◆ **SUPPLIED INFORMATION**:
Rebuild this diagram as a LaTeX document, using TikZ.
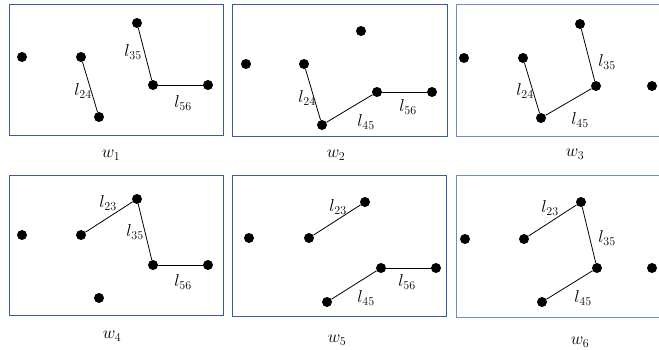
\documentclass[tikz,border=0pt]{standalone}
\usetikzlibrary{calc}
\definecolor{frameblue}{RGB}{55,90,165}
\definecolor{framelight}{RGB}{115,140,200}
\begin{document}
\begin{tikzpicture}[x=1pt,y=-1pt,
  dot/.style={circle,fill=black,inner sep=0pt,minimum size=10pt},
  edge/.style={draw=black,line width=0.8pt},
  panel/.style={draw=frameblue,line width=1pt},
  panellight/.style={draw=framelight,line width=1pt},
  lab/.style={inner sep=0pt,font=\fontsize{17}{20}\selectfont},
  captxt/.style={inner sep=0pt,font=\fontsize{17}{20}\selectfont}]
\useasboundingbox (0,0) rectangle (659,349);
% frames
\draw[panel] (9,4) rectangle (223,135);
\draw[panel] (232,4) rectangle (447,136);
\draw[panellight] (456,4) rectangle (665,136);
\draw[panel] (9,175) rectangle (223,315);
\draw[panel] (232,175) rectangle (446,316);
\draw[panellight] (456,175) rectangle (665,317);
% panel 1
\node[dot] (a1) at (22,57) {};
\node[dot] (a2) at (81,57) {};
\node[dot] (a4) at (99,117) {};
\node[dot] (a3) at (137,23) {};
\node[dot] (a5) at (153,85) {};
\node[dot] (a6) at (208,85) {};
\draw[edge] (a2) -- (a4);
\draw[edge] (a3) -- (a5);
\draw[edge] (a5) -- (a6);
\node[lab] (la24) at (83,91) {$l_{24}$};
\node[lab] (la35) at (133,52) {$l_{35}$};
\node[lab] (la56) at (183,103) {$l_{56}$};
\node[captxt] (ca) at (111,155) {$w_1$};
% panel 2
\node[dot] (b1) at (246,64) {};
\node[dot] (b2) at (304,64) {};
\node[dot] (b4) at (322,125) {};
\node[dot] (b3) at (361,31) {};
\node[dot] (b5) at (377,92) {};
\node[dot] (b6) at (432,92) {};
\draw[edge] (b2) -- (b4);
\draw[edge] (b4) -- (b5);
\draw[edge] (b5) -- (b6);
\node[lab] (lb24) at (307,98) {$l_{24}$};
\node[lab] (lb45) at (366,122) {$l_{45}$};
\node[lab] (lb56) at (408,107) {$l_{56}$};
\node[captxt] (cb) at (336,155) {$w_2$};
% panel 3
\node[dot] (c1) at (464,58) {};
\node[dot] (c2) at (523,58) {};
\node[dot] (c4) at (541,118) {};
\node[dot] (c3) at (580,24) {};
\node[dot] (c5) at (596,86) {};
\node[dot] (c6) at (652,86) {};
\draw[edge] (c2) -- (c4);
\draw[edge] (c4) -- (c5);
\draw[edge] (c3) -- (c5);
\node[lab] (lc24) at (525,91) {$l_{24}$};
\node[lab] (lc35) at (607,62) {$l_{35}$};
\node[lab] (lc45) at (580,120) {$l_{45}$};
\node[captxt] (cc) at (575,154) {$w_3$};
% panel 4
\node[dot] (d1) at (22,235) {};
\node[dot] (d2) at (81,235) {};
\node[dot] (d4) at (99,298) {};
\node[dot] (d3) at (137,199) {};
\node[dot] (d5) at (153,265) {};
\node[dot] (d6) at (208,265) {};
\draw[edge] (d2) -- (d3);
\draw[edge] (d3) -- (d5);
\draw[edge] (d5) -- (d6);
\node[lab] (ld23) at (108,203) {$l_{23}$};
\node[lab] (ld35) at (135,232) {$l_{35}$};
\node[lab] (ld56) at (183,282) {$l_{56}$};
\node[captxt] (cd) at (112,336) {$w_4$};
% panel 5
\node[dot] (e1) at (249,238) {};
\node[dot] (e2) at (309,238) {};
\node[dot] (e4) at (327,302) {};
\node[dot] (e3) at (365,202) {};
\node[dot] (e5) at (381,268) {};
\node[dot] (e6) at (436,268) {};
\draw[edge] (e2) -- (e3);
\draw[edge] (e4) -- (e5);
\draw[edge] (e5) -- (e6);
\node[lab] (le23) at (338,207) {$l_{23}$};
\node[lab] (le45) at (366,298) {$l_{45}$};
\node[lab] (le56) at (407,282) {$l_{56}$};
\node[captxt] (ce) at (337,340) {$w_5$};
% panel 6
\node[dot] (f1) at (465,239) {};
\node[dot] (f2) at (524,239) {};
\node[dot] (f4) at (542,302) {};
\node[dot] (f3) at (581,202) {};
\node[dot] (f5) at (597,268) {};
\node[dot] (f6) at (652,268) {};
\draw[edge] (f2) -- (f3);
\draw[edge] (f3) -- (f5);
\draw[edge] (f4) -- (f5);
\node[lab] (lf23) at (550,208) {$l_{23}$};
\node[lab] (lf35) at (607,238) {$l_{35}$};
\node[lab] (lf45) at (583,298) {$l_{45}$};
\node[captxt] (cf) at (580,342) {$w_6$};
\end{tikzpicture}
\end{document}
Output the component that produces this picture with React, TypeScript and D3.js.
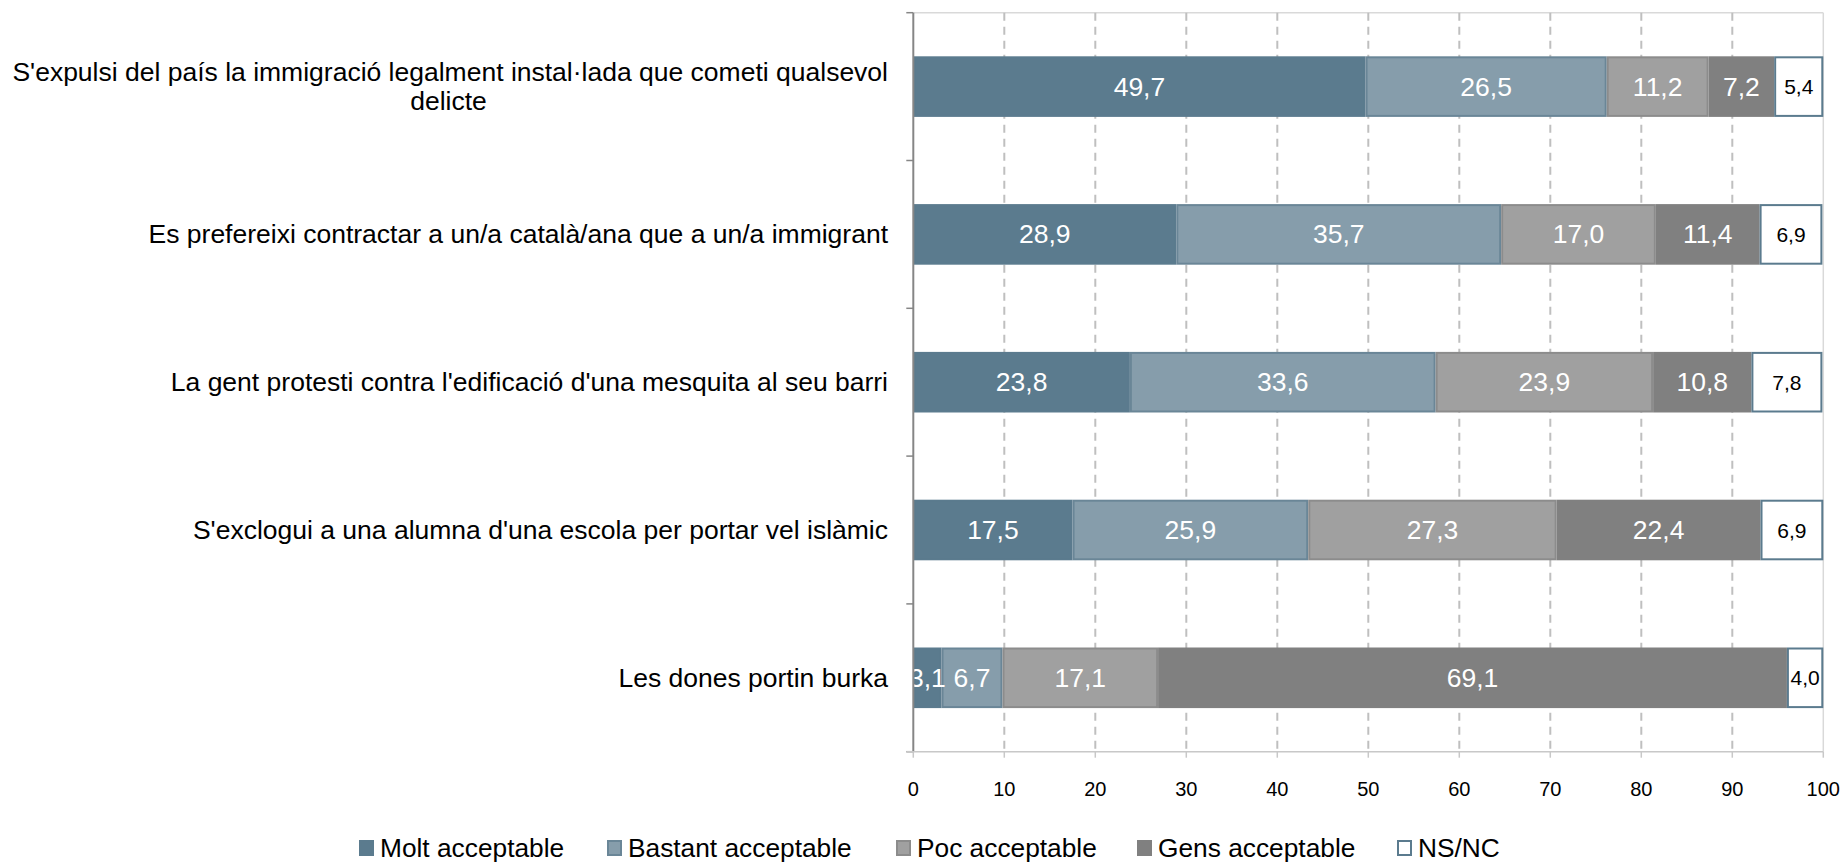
import React from "react";
import * as d3 from "d3";

const categories: string[][] = [
  ["S'expulsi del país la immigració legalment instal·lada que cometi qualsevol", "delicte"],
  ["Es prefereixi contractar a un/a català/ana que a un/a immigrant"],
  ["La gent protesti contra l'edificació d'una mesquita al seu barri"],
  ["S'exclogui a una alumna d'una escola per portar vel islàmic"],
  ["Les dones portin burka"],
];
const seriesNames = ["Molt acceptable", "Bastant acceptable", "Poc acceptable", "Gens acceptable", "NS/NC"];
const molt = [49.7, 28.9, 23.8, 17.5, 3.1];
const bastant = [26.5, 35.7, 33.6, 25.9, 6.7];
const poc = [11.2, 17.0, 23.9, 27.3, 17.1];
const gens = [7.2, 11.4, 10.8, 22.4, 69.1];
const nsnc = [5.4, 6.9, 7.8, 6.9, 4.0];
const xTicks = [0, 10, 20, 30, 40, 50, 60, 70, 80, 90, 100];

const fills = ["#5b7b8e", "#869dab", "#a0a0a0", "#808080", "#ffffff"];
const strokes = ["#5b7b8e", "#6a8697", "#8c8c8c", "#808080", "#5b7b8e"];
const labelColors = ["#ffffff", "#ffffff", "#ffffff", "#ffffff", "#000000"];
const labelSizes = [26.5, 26.5, 26.5, 26.5, 21];

const FONT = "'Liberation Sans', Arial, sans-serif";

export default function App() {
  const W = 1844, H = 865;
  const left = 913.3, right = 1823.3, top = 12.7, bottom = 751.7;
  const x = d3.scaleLinear().domain([0, 100]).range([left, right]);
  const y = d3.scaleBand<number>()
    .domain(categories.map((_, i) => i))
    .range([top, bottom])
    .paddingInner(0.59)
    .paddingOuter(0.295);
  const step = y.step();
  const series = [molt, bastant, poc, gens, nsnc];
  const rows = categories.map((_, i) => series.map(s => s[i]));
  const stack = rows.map(r => {
    let acc = 0;
    return r.map(v => { const s = acc; acc += v; return [s, Math.min(acc, 100)]; });
  });
  const fmt = (v: number) => v.toFixed(1).replace(".", ",");
  const legendX = [359, 607, 896, 1137, 1397];
  const labelRight = 888;
  const labelLeft = 9;

  return (
    <svg width={W} height={H} style={{ position: "absolute", left: 0, top: 0, background: "#fff" }} fontFamily={FONT}>
      <defs>
        <clipPath id="plotclip">
          <rect x={left} y={top} width={right - left} height={bottom - top} />
        </clipPath>
      </defs>
      {/* plot frame */}
      <line x1={left} x2={right} y1={top} y2={top} stroke="#d9d9d9" strokeWidth={1.5} />
      <line x1={right} x2={right} y1={top} y2={bottom} stroke="#d9d9d9" strokeWidth={1.5} />
      {/* gridlines */}
      {xTicks.filter(t => t > 0 && t < 100).map(t => (
        <line key={t} x1={x(t)} x2={x(t)} y1={top} y2={bottom} stroke="#bfbfbf" strokeWidth={2} strokeDasharray="8,6" />
      ))}
      {/* bars */}
      {stack.map((r, i) => (
        <g key={i}>
          {r.map(([a, b], j) => (
            <rect key={j} x={x(a) + 1} y={(y(i) as number) + 1} width={Math.max(0, x(b) - x(a) - 2)}
              height={y.bandwidth() - 2} fill={fills[j]} stroke={strokes[j]} strokeWidth={2} />
          ))}
        </g>
      ))}
      {/* data labels */}
      <g clipPath="url(#plotclip)">
        {stack.map((r, i) => r.map(([a, b], j) => (
          <text key={i + "-" + j} x={(x(a) + x(b)) / 2} y={(y(i) as number) + y.bandwidth() / 2}
            textAnchor="middle" dominantBaseline="central" fontSize={labelSizes[j]} fill={labelColors[j]}>
            {fmt(rows[i][j])}
          </text>
        )))}
      </g>
      {/* left axis */}
      <line x1={left} x2={left} y1={top} y2={bottom} stroke="#868686" strokeWidth={2} />
      {d3.range(categories.length + 1).map(k => (
        <line key={k} x1={left - 7} x2={left} y1={top + k * step} y2={top + k * step} stroke="#868686" strokeWidth={1.5} />
      ))}
      {/* bottom axis */}
      <line x1={left - 7} x2={right} y1={bottom} y2={bottom} stroke="#c8c8c8" strokeWidth={1.5} />
      {xTicks.map(t => (
        <g key={t}>
          <line x1={x(t)} x2={x(t)} y1={bottom} y2={bottom + 6} stroke="#c8c8c8" strokeWidth={1.5} />
          <text x={x(t)} y={796} textAnchor="middle" fontSize={20} fill="#000">{t}</text>
        </g>
      ))}
      {/* category labels */}
      {categories.map((lines, i) => {
        const cy = (y(i) as number) + y.bandwidth() / 2;
        const lh = 29.4;
        return (
          <text key={i} fontSize={26.5} fill="#000">
            {lines.map((ln, k) => (
              <tspan key={k} x={k === 0 ? labelRight : (labelRight + labelLeft) / 2} textAnchor={k === 0 ? "end" : "middle"}
                y={cy + (k - (lines.length - 1) / 2) * lh} dominantBaseline="central">{ln}</tspan>
            ))}
          </text>
        );
      })}
      {/* legend */}
      {seriesNames.map((n, j) => (
        <g key={n}>
          <rect x={legendX[j] + 1} y={841} width={13} height={14} fill={fills[j]} stroke={strokes[j]} strokeWidth={2} />
          <text x={legendX[j] + 21} y={848} dominantBaseline="central" fontSize={26.3} fill="#000">{n}</text>
        </g>
      ))}
    </svg>
  );
}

◆ **WHAT YOU WILL DO**: Print the line above containing "Output the component", the line containing "import * as", and everything between them, exactly as written. Pictures stay out.

◆ **PROBLEM SOLUTION**:
Output the component that produces this picture with React, TypeScript and D3.js.
import React from "react";
import * as d3 from "d3";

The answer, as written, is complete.